Clawz on a chalkboard
Ultimately, a new direction for Snapshot and Gollop is no bad thing. Neither Chaos Reborn nor Phoenix Point set the world on fire, and Gollop isn’t legally bound to continue making ‘stuff like XCOM’ until he retires—he even says it was “a bit liberating” to not have to grapple with implementing RNG in a game for once, as much as he “[loves] rolling dice.”
And although it’s a more casual thing than his previous games, like I say, I did have fun with the looser crash-bang-wallop of Chip ‘n Clawz’ gameplay. What actually concerns me about it, from the few missions I’ve seen, is the tone.

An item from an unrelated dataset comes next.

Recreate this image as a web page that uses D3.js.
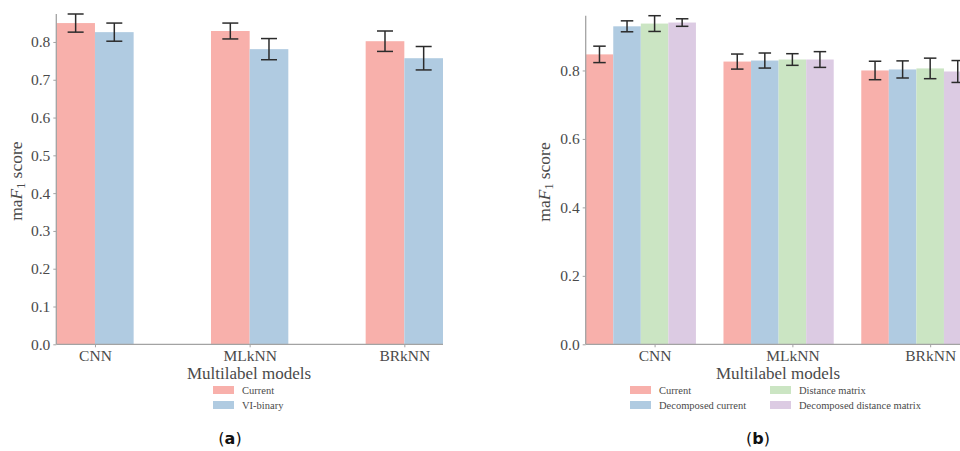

Chip and Clawz are chatty. They banter and joke all throughout missions, constantly nattering about the setting, its history, how icky they find their brain-in-a-jar foes, that kind of thing. Perhaps I’m just miserable, but I found it grating. Clawz in particular has a squeaky, high-pitched, kids’-TV voice that felt at times like an assault on my eardrums, and the gags the pair make are bland, sometimes cloying, and they exit the brain just as soon as they enter it. The artstyle, with all its obvious inspiration from Fortnite (and Clash Royale, which Gollop directly credits as another influence in our chat) doesn’t help make the game feel more memorable either.
Even as a fan of crunchier, more chaotically RNG-driven strategy, it’s honestly this stuff rather than the more casual nature of Chip ‘n Clawz vs The Brainioids that makes me hesitant to play again. But who knows? Maybe this kind of bright, more easily pick-up-and-play kind of thing will find a new, bigger audience. I just don’t think it will be the audience Julian Gollop games have had before.
If you want to try the game for yourself, it’ll be playable during Steam Next Fest, between February 24 and March 3.